Often flour or spices become old; outdated shortening might have a strong odor and flavor. Sometimes if flour is not stored correctly it will absorb odors. These problems will have a drastic effect on your cake recipes, cookie recipes and pie recipes. So much for budget cooking if all the baking recipes have to be destroyed. This is especially to remember if you keep additional emergency food storage.


Leavening agents are important when you are cooking by ingredients. Almost all of the baking recipes require some form of a leavening agent; it could be yeast, baking powder or baking soda. How to combine the right leavening with the right ingredients is important to know. Most baking recipes today carefully instruct you which one to use, but if you run out of maybe baking soda would you know how to substitute baking soda.

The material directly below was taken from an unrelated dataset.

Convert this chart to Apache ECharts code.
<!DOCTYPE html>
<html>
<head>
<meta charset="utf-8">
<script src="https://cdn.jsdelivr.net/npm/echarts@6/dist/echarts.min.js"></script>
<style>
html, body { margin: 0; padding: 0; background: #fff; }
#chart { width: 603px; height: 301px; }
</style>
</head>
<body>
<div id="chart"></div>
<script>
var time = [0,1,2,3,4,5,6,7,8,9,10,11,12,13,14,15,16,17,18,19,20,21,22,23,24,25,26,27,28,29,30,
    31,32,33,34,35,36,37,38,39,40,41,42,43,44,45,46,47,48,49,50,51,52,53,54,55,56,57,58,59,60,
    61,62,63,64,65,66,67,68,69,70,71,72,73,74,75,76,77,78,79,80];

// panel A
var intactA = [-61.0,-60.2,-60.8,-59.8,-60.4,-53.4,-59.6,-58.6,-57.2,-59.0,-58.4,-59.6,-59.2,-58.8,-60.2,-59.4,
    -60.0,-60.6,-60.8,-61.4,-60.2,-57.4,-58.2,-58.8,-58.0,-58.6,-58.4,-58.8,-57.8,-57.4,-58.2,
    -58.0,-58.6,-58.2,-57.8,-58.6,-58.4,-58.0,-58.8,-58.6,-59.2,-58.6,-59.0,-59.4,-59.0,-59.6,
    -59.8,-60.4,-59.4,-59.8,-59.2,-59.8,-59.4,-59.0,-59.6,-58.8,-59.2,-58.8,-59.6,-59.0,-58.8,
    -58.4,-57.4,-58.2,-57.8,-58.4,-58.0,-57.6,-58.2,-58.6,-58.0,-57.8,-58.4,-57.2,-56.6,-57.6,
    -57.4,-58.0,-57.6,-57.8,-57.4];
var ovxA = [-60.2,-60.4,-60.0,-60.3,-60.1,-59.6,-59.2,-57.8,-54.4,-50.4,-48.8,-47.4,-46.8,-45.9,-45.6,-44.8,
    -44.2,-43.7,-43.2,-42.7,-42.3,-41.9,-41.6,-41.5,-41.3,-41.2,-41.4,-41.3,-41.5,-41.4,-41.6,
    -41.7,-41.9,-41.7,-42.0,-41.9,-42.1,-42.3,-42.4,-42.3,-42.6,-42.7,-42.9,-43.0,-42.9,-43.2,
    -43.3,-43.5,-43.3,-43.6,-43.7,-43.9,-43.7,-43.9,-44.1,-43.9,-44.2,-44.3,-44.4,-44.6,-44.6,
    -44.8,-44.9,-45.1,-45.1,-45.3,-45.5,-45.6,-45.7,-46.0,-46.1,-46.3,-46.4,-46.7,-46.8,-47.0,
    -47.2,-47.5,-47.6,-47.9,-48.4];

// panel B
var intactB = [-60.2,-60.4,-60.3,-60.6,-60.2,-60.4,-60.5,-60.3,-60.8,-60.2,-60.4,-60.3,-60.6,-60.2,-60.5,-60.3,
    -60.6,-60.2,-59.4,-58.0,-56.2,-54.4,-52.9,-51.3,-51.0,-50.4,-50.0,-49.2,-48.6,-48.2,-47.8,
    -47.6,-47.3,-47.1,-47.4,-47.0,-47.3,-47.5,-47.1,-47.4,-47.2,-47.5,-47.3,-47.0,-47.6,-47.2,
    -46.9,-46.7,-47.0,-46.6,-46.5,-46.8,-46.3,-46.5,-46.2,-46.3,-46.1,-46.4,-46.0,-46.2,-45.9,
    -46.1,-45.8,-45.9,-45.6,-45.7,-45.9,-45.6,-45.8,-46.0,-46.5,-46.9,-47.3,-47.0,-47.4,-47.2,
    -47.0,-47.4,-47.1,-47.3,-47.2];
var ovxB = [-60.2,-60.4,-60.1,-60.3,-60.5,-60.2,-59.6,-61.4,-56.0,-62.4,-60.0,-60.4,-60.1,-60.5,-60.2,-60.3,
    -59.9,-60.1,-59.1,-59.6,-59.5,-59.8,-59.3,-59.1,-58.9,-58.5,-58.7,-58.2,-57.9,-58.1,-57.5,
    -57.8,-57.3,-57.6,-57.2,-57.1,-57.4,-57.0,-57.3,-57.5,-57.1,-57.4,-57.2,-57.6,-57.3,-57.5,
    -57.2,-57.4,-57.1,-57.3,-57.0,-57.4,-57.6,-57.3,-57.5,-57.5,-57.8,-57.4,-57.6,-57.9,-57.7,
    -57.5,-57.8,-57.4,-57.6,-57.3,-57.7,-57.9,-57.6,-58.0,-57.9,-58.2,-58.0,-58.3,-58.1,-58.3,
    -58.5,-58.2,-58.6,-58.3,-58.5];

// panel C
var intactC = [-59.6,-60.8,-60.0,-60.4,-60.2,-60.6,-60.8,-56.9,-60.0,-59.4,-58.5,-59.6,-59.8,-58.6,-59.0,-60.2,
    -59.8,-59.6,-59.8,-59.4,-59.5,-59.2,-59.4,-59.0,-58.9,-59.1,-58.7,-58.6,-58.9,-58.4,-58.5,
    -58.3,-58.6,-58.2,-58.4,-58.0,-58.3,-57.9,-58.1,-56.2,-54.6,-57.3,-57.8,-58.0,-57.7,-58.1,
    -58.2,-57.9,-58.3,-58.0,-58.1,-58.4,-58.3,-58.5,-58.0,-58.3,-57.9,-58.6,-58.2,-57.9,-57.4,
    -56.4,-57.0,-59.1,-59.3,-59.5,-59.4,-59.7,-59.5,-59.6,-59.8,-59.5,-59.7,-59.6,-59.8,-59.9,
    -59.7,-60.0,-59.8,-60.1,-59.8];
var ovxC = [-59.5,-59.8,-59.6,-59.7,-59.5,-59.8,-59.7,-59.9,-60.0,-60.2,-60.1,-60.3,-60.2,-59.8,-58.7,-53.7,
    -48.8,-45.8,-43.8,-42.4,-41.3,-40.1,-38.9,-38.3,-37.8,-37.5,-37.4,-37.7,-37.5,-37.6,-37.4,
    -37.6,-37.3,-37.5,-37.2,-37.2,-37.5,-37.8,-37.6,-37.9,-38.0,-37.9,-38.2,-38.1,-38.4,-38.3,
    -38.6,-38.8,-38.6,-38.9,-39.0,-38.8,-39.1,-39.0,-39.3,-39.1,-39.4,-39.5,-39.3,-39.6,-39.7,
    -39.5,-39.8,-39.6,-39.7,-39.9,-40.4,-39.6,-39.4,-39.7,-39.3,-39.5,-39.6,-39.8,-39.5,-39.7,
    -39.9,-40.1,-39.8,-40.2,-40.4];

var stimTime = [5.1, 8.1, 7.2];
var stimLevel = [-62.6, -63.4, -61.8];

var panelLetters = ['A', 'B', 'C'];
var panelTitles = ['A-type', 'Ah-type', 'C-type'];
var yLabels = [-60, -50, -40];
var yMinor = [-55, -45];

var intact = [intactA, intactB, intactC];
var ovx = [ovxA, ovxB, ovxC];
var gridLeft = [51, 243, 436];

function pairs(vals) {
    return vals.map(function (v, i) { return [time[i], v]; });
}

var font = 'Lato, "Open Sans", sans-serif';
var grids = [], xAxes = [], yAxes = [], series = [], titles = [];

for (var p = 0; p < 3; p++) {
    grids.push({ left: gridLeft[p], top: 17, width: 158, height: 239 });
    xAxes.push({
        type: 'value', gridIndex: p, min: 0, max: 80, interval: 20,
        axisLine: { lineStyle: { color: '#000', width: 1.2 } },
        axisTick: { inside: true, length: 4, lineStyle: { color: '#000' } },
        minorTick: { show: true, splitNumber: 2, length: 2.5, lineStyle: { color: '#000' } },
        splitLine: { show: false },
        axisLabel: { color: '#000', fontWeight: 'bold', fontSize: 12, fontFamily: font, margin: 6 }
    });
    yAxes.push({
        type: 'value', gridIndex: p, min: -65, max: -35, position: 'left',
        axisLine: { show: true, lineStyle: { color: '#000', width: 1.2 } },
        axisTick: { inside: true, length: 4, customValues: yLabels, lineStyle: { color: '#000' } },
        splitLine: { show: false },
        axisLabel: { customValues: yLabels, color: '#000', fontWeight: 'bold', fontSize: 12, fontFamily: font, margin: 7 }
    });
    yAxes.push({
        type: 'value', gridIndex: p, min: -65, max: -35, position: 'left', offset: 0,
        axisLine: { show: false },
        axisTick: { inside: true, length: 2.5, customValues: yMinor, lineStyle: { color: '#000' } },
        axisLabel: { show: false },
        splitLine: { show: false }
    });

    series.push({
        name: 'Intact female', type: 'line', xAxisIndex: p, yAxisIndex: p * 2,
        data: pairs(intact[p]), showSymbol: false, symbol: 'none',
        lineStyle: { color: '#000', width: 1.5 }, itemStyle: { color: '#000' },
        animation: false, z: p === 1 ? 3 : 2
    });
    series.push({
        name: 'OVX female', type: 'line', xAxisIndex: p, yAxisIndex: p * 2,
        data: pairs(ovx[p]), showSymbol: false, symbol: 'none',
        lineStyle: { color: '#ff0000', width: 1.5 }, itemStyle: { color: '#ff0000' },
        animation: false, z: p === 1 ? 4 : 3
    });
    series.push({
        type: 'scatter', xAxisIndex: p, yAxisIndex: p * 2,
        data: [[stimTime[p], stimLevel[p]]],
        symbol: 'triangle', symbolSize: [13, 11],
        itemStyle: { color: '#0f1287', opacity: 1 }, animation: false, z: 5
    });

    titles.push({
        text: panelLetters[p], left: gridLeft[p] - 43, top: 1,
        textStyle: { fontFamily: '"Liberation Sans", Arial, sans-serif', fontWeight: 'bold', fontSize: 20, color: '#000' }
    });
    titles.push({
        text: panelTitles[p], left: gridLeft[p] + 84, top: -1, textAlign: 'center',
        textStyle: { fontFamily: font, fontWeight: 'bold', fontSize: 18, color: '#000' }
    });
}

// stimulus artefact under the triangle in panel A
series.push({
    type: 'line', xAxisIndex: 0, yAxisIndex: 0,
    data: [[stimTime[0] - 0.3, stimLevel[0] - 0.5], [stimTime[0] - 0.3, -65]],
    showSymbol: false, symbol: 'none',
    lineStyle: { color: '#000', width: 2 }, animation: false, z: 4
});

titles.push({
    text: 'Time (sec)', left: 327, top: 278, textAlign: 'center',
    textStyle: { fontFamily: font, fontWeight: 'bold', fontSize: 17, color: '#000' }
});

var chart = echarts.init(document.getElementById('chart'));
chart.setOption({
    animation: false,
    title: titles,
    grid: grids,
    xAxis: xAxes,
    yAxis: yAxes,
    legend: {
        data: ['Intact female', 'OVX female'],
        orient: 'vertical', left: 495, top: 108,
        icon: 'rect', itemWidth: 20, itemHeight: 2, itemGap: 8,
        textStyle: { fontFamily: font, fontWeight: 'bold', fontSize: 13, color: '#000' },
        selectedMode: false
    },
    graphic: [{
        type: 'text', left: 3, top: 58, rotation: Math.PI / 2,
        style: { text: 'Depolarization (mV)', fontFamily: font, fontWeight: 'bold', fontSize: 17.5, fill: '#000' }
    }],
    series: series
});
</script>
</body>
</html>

When cooking by ingredients you must know the different types of sugar and how to measure each. Can you substitute one for the other in a recipe? How will it change the product? Can you substitute an artificial sweetener for sugar? If you can, remember that one cup of sugar does not equal 1 cup of artificial sweetener. Sugar gives tenderness and flavor to dough and it also helps in the browning process. All this must be considered in baking recipes.


When cooking you have to know the difference in fats. Most of the time we use some form of fat to make delicious dishes. You have butter vs margarine; which do you choose and why? I always use butter but you may like the results from margarine. Should you choose a product like Crisco shortening over lard? Or what about using oils? Oil makes a different texture in baking recipes. I keep a can of solid shortening for pie recipe and I use a lot of olive oil and grape seed oil. I like the flavor of others, like bacon drippings, but I also like to practice heart healthy recipes. Bacon grease and lard add more calories.

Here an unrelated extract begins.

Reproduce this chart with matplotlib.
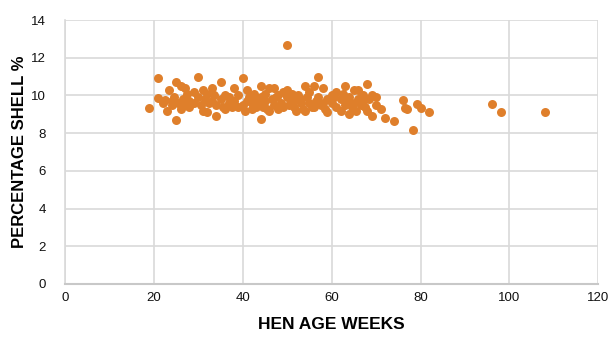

The difference in the fat content in milk also changes the end result of the baking recipes. If you are trying to prepare heart healthy recipes or counting the calories, try using the low fat content in the milk. You will learn more about this as you gain experience in cooking. In the French restaurant we never used anything lower in fat than whole milk. For most recipes we used half and half or whipping cream and I must say everything was always delicious. Sometimes it is worth sacrificing the calories for a cream soup or a dish that has such wonderful flavor. If you are trying to cook healthy meals, you still have many options when you are cooking by ingredients.


Most cooks consider the good egg to be indispensible. There are many healthy and delicious egg recipes. They add flavor, color, delicacy and texture to dishes. Freshness is vital but they can also be too fresh. It is important to be able to tell a good egg or when it is bad. You must learn about each item when you are cooking by ingredients.


There are many grains available to cook with; they can be used as a whole grain or milled into flour. Ns stay fresh for years if stored in the original state. Much of our flour comes from wheat but others are available from rye, millet, barley, oatmeal, rice and quinoa. Quinoa recipes have become some of my favorites because this grain is high in fiber and high in protein. It can be used as a whole grain or as flour which makes it very versatile.


Fruits and nuts make a wonderful culinary addition to our cake recipes, bread recipes and cookie recipes. Whether you use fruits fresh, dried, canned, frozen or juices, they add flavor to breads, cakes and cookies. The natural sugar helps to improve the leavening process. Fruit with natural pectin will improve the keeping quality of baking recipes. The crunchiness of nuts combines well with the sweet chewiness of the fruit. Nuts also go well with cheeses, herbs and spices or can be used on their own.


Most of us love chocolate! Markets and candy stores have many kinds available. Be sure to use only the kind that the guide calls for when making chocolate recipes. For each chocolate the sweetness varies with each manufacturer. Find your favorite brands by trying different ones. Quality chocolate is glossy, breaks with a snap and has a delicious chocolaty aroma. Put a piece in your mouth and it should melt easily.


Cooking by ingredients will become a “breeze” when you learn about the products which you choose to use. The final result of your favorite recipes will be delicious to your taste.